= Jabez Burns =

British divine

Jabez Burns (18 December 1805 – 31 January 1876) was an English nonconformist divine and Christian philosophical writer.
He was one of the first clergymen of any denomination to preach teetotalism from the pulpit.

==Biography==
Burns was born 18 December 1805, in Oldham, Lancashire, where his father was a chemist. He was educated at a school at Chester, and at the grammar school of Oldham, which he left to engage in commercial pursuits at York and Bradford. For about three years he managed a bookselling business at Keighley. His mother, who died in his early childhood, was a Wesleyan, and named him after Dr. Jabez Bunting.

Burns early in life joined the Methodist New Connexion, and at the age of sixteen delivered his first public address in a Methodist house near York. In 1824 Burns married Jane, the daughter of George Dawson of Keighley. He departed in 1826 for London. Here in the midst of hardship he commenced his career as a religious writer by the compilation of the Christian's Sketch Book (1828), of which a second series, with the same title, was issued in 1835. In 1829 he published Spiritual Cabinet and other editions. Previously to this date he had been baptised by the Rev. Mr. Farrent, the pastor of a general baptist congregation at Suffolk Street Chapel, in the Borough; but he did not sever his relations with the Methodist New Connexion. After a few months spent in mission work on behalf of the general baptists in Edinburgh and Leith in 1829, he was from 1830 to 1835 the pastor of a congregation connected with that body in Perth. He travelled over a large extent of country during that period, preaching on temperance. While at Perth Burns edited the Christian Miscellany. In May 1835 he accepted a call to the pastorate of the general baptist congregation assembling in Ænon Chapel, New Church Street, Marylebone, and in June finally moved with his family to London. His congregation at first was small, but owing to his enthusiasm it increased so much that twice in the first twenty-five years of his ministry at Paddington it was found necessary to enlarge the building in which it worshipped.

Burns had much influence as a preacher and public speaker, especially on temperance. He is said to have been the first clergyman of any denomination to preach teetotalism from the pulpit. He delivered thirty-five annual temperance sermons, beginning 16 December 1839, many of which were published. He was one of the earliest members of the Evangelical Alliance, formed in 1845. In 1847 Burns paid his first visit to America, as one of the two delegates from the General Baptist Association of England at the triennial conference of the Freewill Baptists of the United States.

Burns died at his residence in Porteus Road, Paddington, on 31 January 1876. Wesleyan University in Middletown, Connecticut, conferred upon Burns in 1846 the honorary degree of D.D., to which the faculty of Bates College, Lewiston, Maine, added that of LL.D. in 1872.

==Works==
He published Notes of a Tour in the United States and Canada in the Summer and Autumn of 1847, in 1848. He visited America again in 1872. In 1869 he visited Egypt and Palestine, and prepared a Helpbook for Travellers to the East; including Egypt, Palestine, Turkey, Greece, and Italy in 1870.
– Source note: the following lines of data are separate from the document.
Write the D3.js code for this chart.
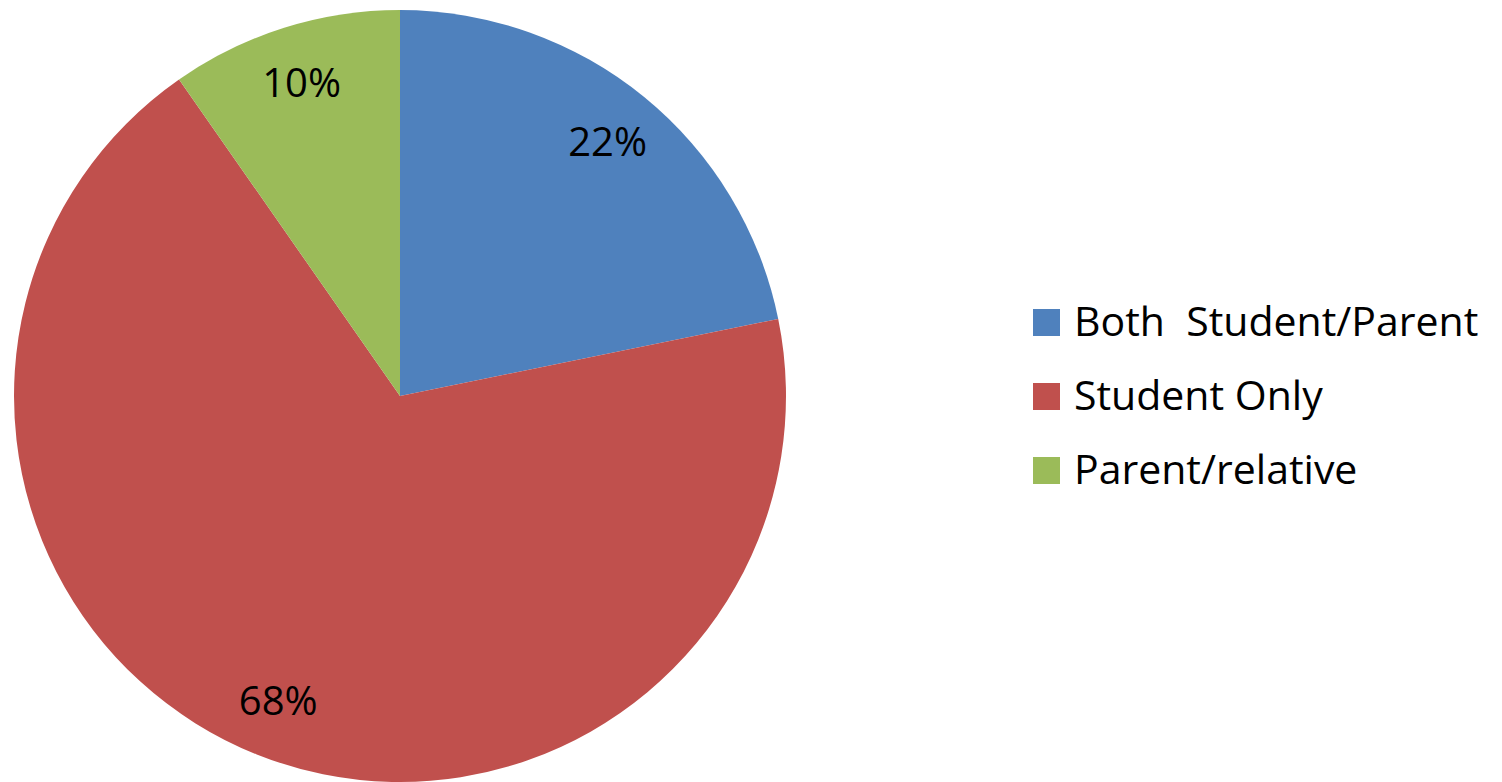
<!DOCTYPE html>
<html>
<head>
<meta charset="utf-8">
<script src="https://cdn.jsdelivr.net/npm/d3@7"></script>
<style>
  body { margin: 0; background: #fff; }
  text { font-family: "Open Sans", sans-serif; fill: #000; }
</style>
</head>
<body>
<script>
var width = 1502;
var height = 782;

// chart data (shares, labels as printed)
var categories = ["Both  Student/Parent", "Student Only", "Parent/relative"];
var values = [21.8, 68.5, 9.7];
var labels = ["22%", "68%", "10%"];
var colors = ["#4F81BD", "#C0504D", "#9BBB59"];

var svg = d3.select("body").append("svg")
    .attr("width", width)
    .attr("height", height);

var radius = 386,
    cx = 400,
    cy = 396;

var pie = d3.pie().sort(null).value(function (d) { return d; });
var arcs = pie(values);

var arc = d3.arc().innerRadius(0).outerRadius(radius);
var labelArc = d3.arc().innerRadius(radius * 0.85).outerRadius(radius * 0.85);

var pie_group = svg.append("g")
    .attr("transform", "translate(" + cx + "," + cy + ")");

pie_group.selectAll(".slice")
    .data(arcs)
    .enter()
    .append("path")
    .attr("class", "slice")
    .attr("d", arc)
    .attr("fill", function (d, i) { return colors[i]; });

pie_group.selectAll(".label")
    .data(arcs)
    .enter()
    .append("text")
    .attr("class", "label")
    .attr("transform", function (d) {
        return "translate(" + labelArc.centroid(d) + ")";
    })
    .attr("text-anchor", "middle")
    .attr("dy", "0.36em")
    .style("font-size", "40px")
    .text(function (d, i) { return labels[i]; });

// legend
var legend = svg.append("g")
    .attr("transform", "translate(1033,309)");

var item = legend.selectAll(".item")
    .data(categories)
    .enter()
    .append("g")
    .attr("class", "item")
    .attr("transform", function (d, i) { return "translate(0," + (i * 74) + ")"; });

item.append("rect")
    .attr("width", 27)
    .attr("height", 27)
    .attr("fill", function (d, i) { return colors[i]; });

item.append("text")
    .attr("x", 41)
    .attr("y", 27)
    .style("font-size", "41px")
    .style("white-space", "pre")
    .attr("xml:space", "preserve")
    .text(function (d) { return d; });
</script>
</body>
</html>
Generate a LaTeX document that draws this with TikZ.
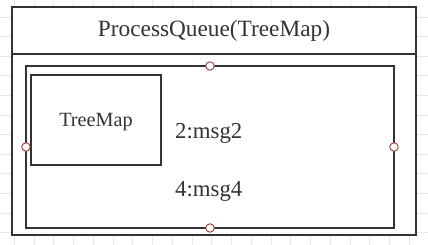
\documentclass[tikz,border=0pt]{standalone}
\usepackage{fontspec}
\setmainfont{Liberation Serif}
\definecolor{edge}{HTML}{333333}
\definecolor{gridc}{HTML}{E8E8E8}
\definecolor{portc}{HTML}{A33A3A}
\begin{document}
\begin{tikzpicture}[x=1pt,y=-1pt,
  box/.style={draw=edge,line width=2pt,fill=white,inner sep=0pt,outer sep=0pt,rectangle},
  port/.style={circle,draw=portc,line width=0.9pt,fill=white,minimum size=8.5pt,inner sep=0pt},
  lbl/.style={inner sep=0pt,text=edge}]
\useasboundingbox (0,0) rectangle (428,245);
\fill[white] (0,0) rectangle (428,245);
% background grid
\foreach \i in {0,...,21} {
  \draw[gridc,line width=0.8pt] ({34+19.75*(\i-2)},0) -- ({34+19.75*(\i-2)},245);
}
\foreach \j in {0,...,12} {
  \draw[gridc,line width=0.8pt] (0,{17+19.6*(\j-1)}) -- (428,{17+19.6*(\j-1)});
}
% outer container
\node[box,minimum width=404pt,minimum height=228pt] (outer) at (214,121) {};
\coordinate (hl) at (12,54);
\coordinate (hr) at (416,54);
\draw[edge,line width=2pt] (hl) -- (hr);
\node[lbl,anchor=base,font=\fontsize{23.3}{26}\selectfont] (title) at (214,37) {ProcessQueue(TreeMap)};
% inner box
\node[box,minimum width=368pt,minimum height=162pt] (inner) at (210,147) {};
% TreeMap box
\node[box,minimum width=130pt,minimum height=90pt] (tm) at (96,120) {};
\node[lbl,anchor=base,font=\fontsize{20.2}{24}\selectfont] (tmtext) at (96,127) {TreeMap};
\node[lbl,anchor=base west,font=\fontsize{22.8}{26}\selectfont] (m2) at (175,139) {2:msg2};
\node[lbl,anchor=base west,font=\fontsize{22.8}{26}\selectfont] (m4) at (175,197) {4:msg4};
% ports
\node[port] (pt) at (inner.north) {};
\node[port] (pb) at (inner.south) {};
\node[port] (pl) at (inner.west) {};
\node[port] (pr) at (inner.east) {};
\end{tikzpicture}
\end{document}
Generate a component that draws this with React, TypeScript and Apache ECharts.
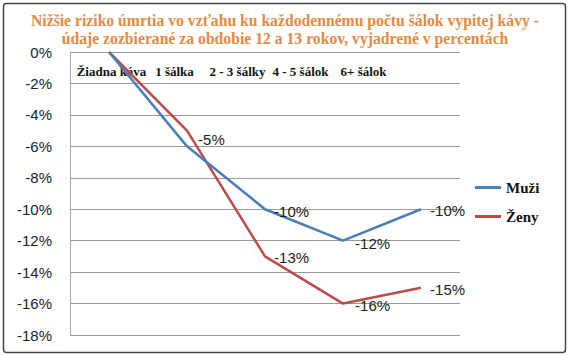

Burns wrote a vast number of religious books year by year. In 1837 he issued a very popular work, entitled The Golden Pot of Manna; or Christian's Portion, containing Daily Exercises on the Person, Offices, Work, and Glory of the Redeemer, published in two volumes. In the fifth edition the title was altered to The Christian's Daily Portion, 1848. Similar works were entitled Christian Exercises for every Lord's Day, morning and evening, in the Year (1858), The Preacher's Magazine and Pastor's Monthly Journal, (published in 66 parts between April 1839 and September 1844), One Hundred Sketches and Skeletons of Sermons, (published in 4 volumes between 1836–9), Sermons, chiefly designed for Family Reading and Village Worship (1842); One Hundred and Fifty Original Sketches and Plans of Sermons (1866) and Two Hundred Sketches and Outlines of Sermons (1875) as preached chiefly in Church Street Chapel on Edgware Road, London from 1866.

Burns prepared and edited the Pulpit Cyclopædia and Christian Minister's Companion in 4 volumes (1844). He also published many other books including The Mothers of the Wise and Good, or select Essays on Maternal Duties and Influence (1846), Christian Philosophy, or Materials for Thought (1845), Light for the House of Mourning: a Book for the Bereaved (1850), The Marriage Gift Book and Bridal Token (1863) and many more.